My first impression when handed Fahrenheit was not one of optimism. Most games presented in movie format have disappointed me due to dull scenarios and sloppy game play. This offering has surprised and enthralled me from the word go. Writer and director David Cage has produced a movie game that will undoubtedly break barriers within the gaming world.


The game begins with a possessed man stabbing another to death in the bathroom of a New York diner. It unfolds that we as players will take on the role of this murderer, Lucas Kane. This is the beginning of a story, which will see the four main characters being controlled by the player. Along with detectives Carla Valenti and Tyler Miles and brother of Lucas, a priest named Marcus, we must play through differing scenarios in a bid to find out the meaning to this brutal murder. To progress through the game, play switches from character to character with each playing significant roles within.

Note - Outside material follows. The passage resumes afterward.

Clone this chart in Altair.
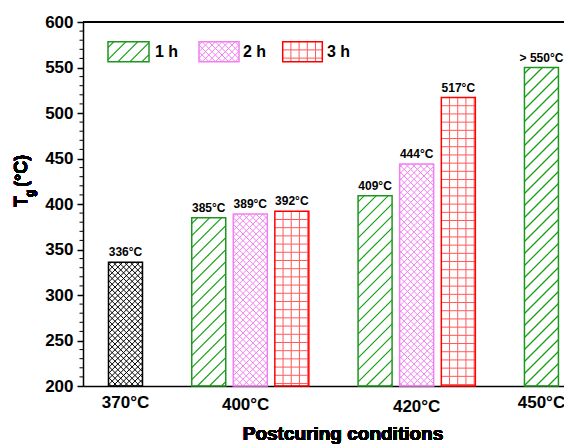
import altair as alt
import pandas as pd

# ---------------- data ----------------
temps = ["370°C", "400°C", "420°C", "450°C"]
temp_label_slot = [1.0, 1.963, 3.333, 4.333]
temp_label_drop = [22.3, 24.0, 26.3, 21.7]      # px below the axis line

bar_temp = ["370°C", "400°C", "400°C", "400°C", "420°C", "420°C", "420°C", "450°C"]
bar_time = ["ref", "1 h", "2 h", "3 h", "1 h", "2 h", "3 h", "1 h"]
bar_slot = [1.0, 1.667, 2.0, 2.333, 3.0, 3.333, 3.667, 4.333]
tg = [336, 385, 389, 392, 409, 444, 517, 550]
bar_label = ["336°C", "385°C", "389°C", "392°C", "409°C", "444°C", "517°C", "> 550°C"]

legend_series = ["1 h", "2 h", "3 h"]
y_ticks = list(range(200, 601, 50))
y_minor = [v for v in range(200, 601, 10) if v % 50]

# ---------------- layout ----------------
W, H = 481, 364
XMIN, XMAX = 0.6595, 4.5137
YMIN, YMAX = 200, 600
KX = W / (XMAX - XMIN)
KY = H / (YMAX - YMIN)
BAR_W = 34 / KX
FONT = "Liberation Sans"

series_dom = ["ref", "1 h", "2 h", "3 h"]
line_col = {"ref": "#000000", "1 h": "#14a014", "2 h": "#f27ff2", "3 h": "#ff5a5a"}
line_w = {"ref": 1.0, "1 h": 1.2, "2 h": 1.0, "3 h": 1.0}
edge_col = {"ref": "#000000", "1 h": "#1f951f", "2 h": "#f27ff2", "3 h": "#ff0000"}
hatch_kind = {"ref": "x", "1 h": "/", "2 h": "x", "3 h": "+"}
hatch_sp = {"ref": 5.7, "1 h": 12.0, "2 h": 6.6, "3 h": 8.2}


def hatch_segments(px0, px1, py0, py1, kind, sp):
    w, h = px1 - px0, py1 - py0
    segs = []
    if kind in ("/", "x"):
        c = -h + sp / 2
        while c < w:
            xa, xb = max(0.0, c), min(w, c + h)
            if xb > xa:
                segs.append((xa, xa - c, xb, xb - c))
            c += sp
    if kind in ("\\", "x"):
        c = sp / 2
        while c < w + h:
            xa, xb = max(0.0, c - h), min(w, c)
            if xb > xa:
                segs.append((xa, c - xa, xb, c - xb))
            c += sp
    if kind == "+":
        x = sp
        while x < w - 1:
            segs.append((x, 0, x, h))
            x += sp
        y = h - sp
        while y > 1:
            segs.append((0, y, w, y))
            y -= sp
    return [(px0 + a, py0 + b, px0 + c, py0 + d) for a, b, c, d in segs]


def to_dx(px):
    return XMIN + px / KX


def to_dy(py):
    return YMIN + py / KY


# rectangles: bars (from data) + legend boxes (layout)
rects = []
for s, t, v in zip(bar_slot, bar_time, tg):
    rects.append(dict(series=t, x0=s - BAR_W / 2, x1=s + BAR_W / 2, y0=YMIN, y1=v))
legend_px = [(25, 66), (116, 156), (199.7, 239.3)]
for name, (a, b) in zip(legend_series, legend_px):
    rects.append(dict(series=name, x0=to_dx(a), x1=to_dx(b), y0=to_dy(H - 39.7), y1=to_dy(H - 19.7)))
rect_df = pd.DataFrame(rects)

hatch_rows = []
for r in rects:
    px0, px1 = (r["x0"] - XMIN) * KX, (r["x1"] - XMIN) * KX
    py0, py1 = (r["y0"] - YMIN) * KY, (r["y1"] - YMIN) * KY
    for a, b, c, d in hatch_segments(px0, px1, py0, py1, hatch_kind[r["series"]], hatch_sp[r["series"]]):
        hatch_rows.append(dict(series=r["series"], x=to_dx(a), y=to_dy(b), x2=to_dx(c), y2=to_dy(d)))
hatch_df = pd.DataFrame(hatch_rows)

bars_df = pd.DataFrame(dict(temp=bar_temp, series=bar_time, slot=bar_slot, tg=tg, label=bar_label))
cat_df = pd.DataFrame(dict(temp=temps, slot=temp_label_slot,
                           y=[YMIN - d / KY for d in temp_label_drop]))
leg_text_df = pd.DataFrame(dict(series=legend_series,
                                x=[to_dx(p) for p in (72, 160, 244)],
                                y=[to_dy(H - 35.3)] * 3))
minor_df = pd.DataFrame(dict(v=y_minor))

# ---------------- encodings ----------------
xscale = alt.Scale(domain=[XMIN, XMAX], nice=False, zero=False)
yscale = alt.Scale(domain=[YMIN, YMAX], nice=False, zero=False)
xaxis = alt.Axis(labels=False, ticks=False, title=None, grid=False, domain=True,
                 domainColor="black", domainWidth=1.5)
yaxis = alt.Axis(values=y_ticks, title=None, grid=False, tickSize=6, tickWidth=1.5,
                 tickColor="black", domainColor="black", domainWidth=1.5,
                 labelFont=FONT, labelFontSize=17, labelFontWeight="bold",
                 labelColor="black", labelPadding=4)


def X(f):
    return alt.X(f, type="quantitative", scale=xscale, axis=xaxis)


def Y(f):
    return alt.Y(f, type="quantitative", scale=yscale, axis=yaxis)


layers = []
for s in series_dom:
    layers.append(
        alt.Chart(hatch_df).transform_filter(alt.datum.series == s)
        .mark_rule(strokeWidth=line_w[s], color=line_col[s], stroke=line_col[s])
        .encode(x=X("x"), y=Y("y"), x2="x2", y2="y2")
    )
for s in series_dom:
    layers.append(
        alt.Chart(rect_df).transform_filter(alt.datum.series == s)
        .mark_rect(fill="white", fillOpacity=0, stroke=edge_col[s], strokeWidth=1.5)
        .encode(x=X("x0"), x2="x1", y=Y("y0"), y2="y1")
    )

value_labels = alt.Chart(bars_df).mark_text(
    font=FONT, fontSize=12, fontWeight="bold", color="black", dy=-6, baseline="alphabetic"
).encode(x=X("slot"), y=Y("tg"), text="label")

cat_labels = alt.Chart(cat_df).mark_text(
    font=FONT, fontSize=17, fontWeight="bold", color="black", baseline="alphabetic"
).encode(x=X("slot"), y=Y("y"), text="temp")

leg_text = alt.Chart(leg_text_df).mark_text(
    font=FONT, fontSize=16, fontWeight="bold", color="black", align="left", baseline="alphabetic"
).encode(x=X("x"), y=Y("y"), text="series")

minor = alt.Chart(minor_df).mark_rule(color="black", strokeWidth=1).encode(
    y=Y("v"), x=alt.value(0), x2=alt.value(-3.5)
)

top_line = alt.Chart(minor_df).mark_rule(color="black", strokeWidth=1.5).encode(
    x=alt.value(0), x2=alt.value(W), y=alt.value(0)
)

x_title = alt.Chart(minor_df).mark_text(
    text="Postcuring conditions", font=FONT, fontSize=19, fontWeight="bold",
    color="black", baseline="alphabetic"
).encode(x=alt.value(260), y=alt.value(418))

t_main = alt.Chart(minor_df).mark_text(
    text="T", font=FONT, fontSize=18, fontWeight="bold", color="black",
    angle=270, align="left", baseline="alphabetic"
).encode(x=alt.value(-55.7), y=alt.value(185))
t_sub = alt.Chart(minor_df).mark_text(
    text="g", font=FONT, fontSize=12, fontWeight="bold", color="black",
    angle=270, align="left", baseline="alphabetic"
).encode(x=alt.value(-49), y=alt.value(175))
t_unit = alt.Chart(minor_df).mark_text(
    text="(°C)", font=FONT, fontSize=18, fontWeight="bold", color="black",
    angle=270, align="left", baseline="alphabetic"
).encode(x=alt.value(-55.7), y=alt.value(165))

chart = alt.layer(
    *layers, value_labels, cat_labels, leg_text, minor, top_line,
    x_title, t_main, t_sub, t_unit
).properties(
    width=W, height=H,
    autosize=alt.AutoSizeParams(type="none"),
    padding={"left": 75, "top": 14, "right": 0, "bottom": 60},
    background="white",
).configure_view(stroke=None)

chart.save("out.html", embed_options={"renderer": "svg", "actions": False})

As the game progresses we get an insight into the characters personalities and backgrounds. I found myself empathising with each person in a way that I haven't been exposed to within the world of games. The most intriguing aspect of Fahrenheit is the introduction of a mental health meter. Each character has fears and problems, which surprisingly enough crop up throughout the game. For example Lucas is constantly depressed and you must attempt to keep him out of total desperation by evading police and such. Equally Carla has issues with small spaces so it is only right that she is exposed several times to this horror.

Visually the game is impressive considering the sheer amount of content. The cut scenes are refreshing in that you don't watch them in disgust, you in fact feel part of the game. The voices are very well done which adds to the environment and ultimately the game play. The overall production throughout is of a high quality, which shows how important hiring the right people for the job is. The soundtrack is excellent adding to the overall flavour of the game.

The playability is surprisingly fantastic with enough differing objectives to keep the most cynical of gamers happy. Most of the important aspects of the game are controlled using the two analogue sticks, which was new to me and very welcome. Differing combinations are needed to combat crazed hallucinations and to keep Lucas from falling into the hands of the cops. All of the action is controlled in an original process, which will please seasoned gamers.

The storyline of Fahrenheit is one of intrigue and suspense, which, in some ways, is better than actually watching a film itself. Nice twists add to the interest factor, which will see this game finding a place in many hearts, and homes the world over. Having to control the pressure and stress levels of each character adds a fresh angle to an already fantastic game. Great game play mechanics and stylish production will undoubtedly see a sequel. Bring it on. Great game.